Dumont, his colleague at Wilson Sonsini, added: ‘It essentially encourages defamation because it guarantees a forum for venting. If you write something on your personal blog, your comments are less likely to be viewed/disseminated. But this forum is designed, in essence, for taking swipes at folks you don’t like. And it’s smartly leveraging Facebook’s very popular format to do so.

‘Also, despite the perils in doing so, many recruiting departments are using Facebook profiles, a person’s Tweets, etc., to informally look into a candidate’s background. No doubt this will become a go-to destination for recruiters. And human nature being what it is, one well-worded negative review will undo 25 great ones. I think this will have a significant impact on someone’s ability to get hired. Unfortunately, the best managers are not always the most popular managers.

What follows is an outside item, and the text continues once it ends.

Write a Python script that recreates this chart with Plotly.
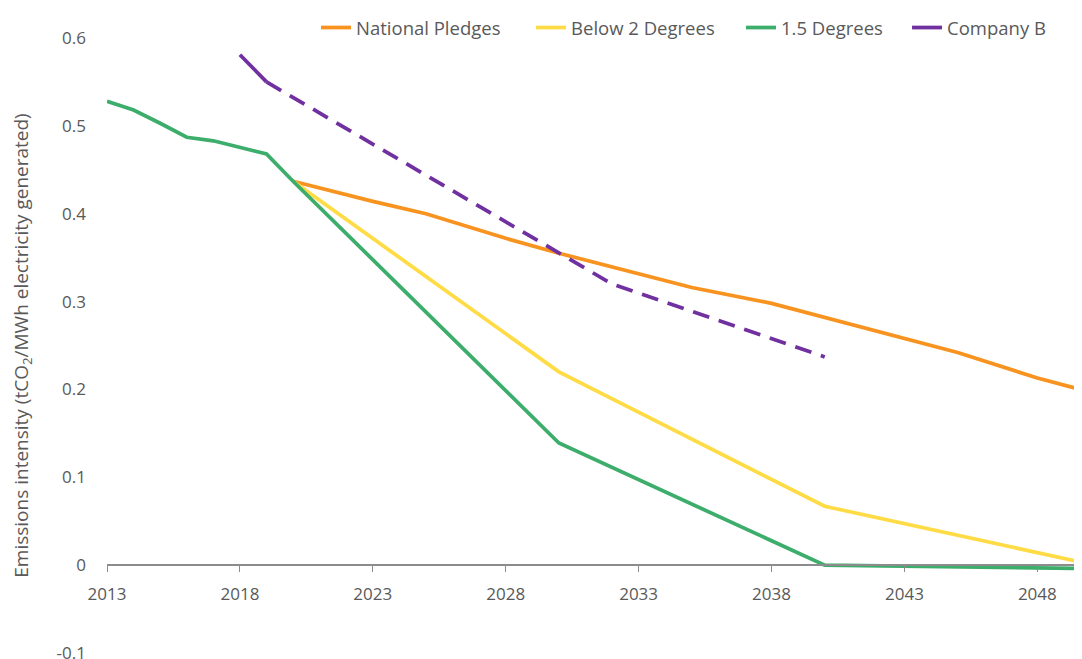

‘Finally, if this takes off, I think it will start to present challenges for employers. What if the company’s recruiters use the site to look into a potential candidate. Let’s say he looks decent and they hire him. Later, an anonymous employee posts that another employee regularly makes inappropriate, suggestive comments to female co-workers. Has this triggered their obligation to conduct an investigation into the manager’s conduct? Since they used the site once for recruiting (and presumably benefited from it), are they now going to be on the hook for what might be posted later? The standard is that the employer ‘knew or should have known.’ Does this make it easier to establish the ‘should have known’ piece?’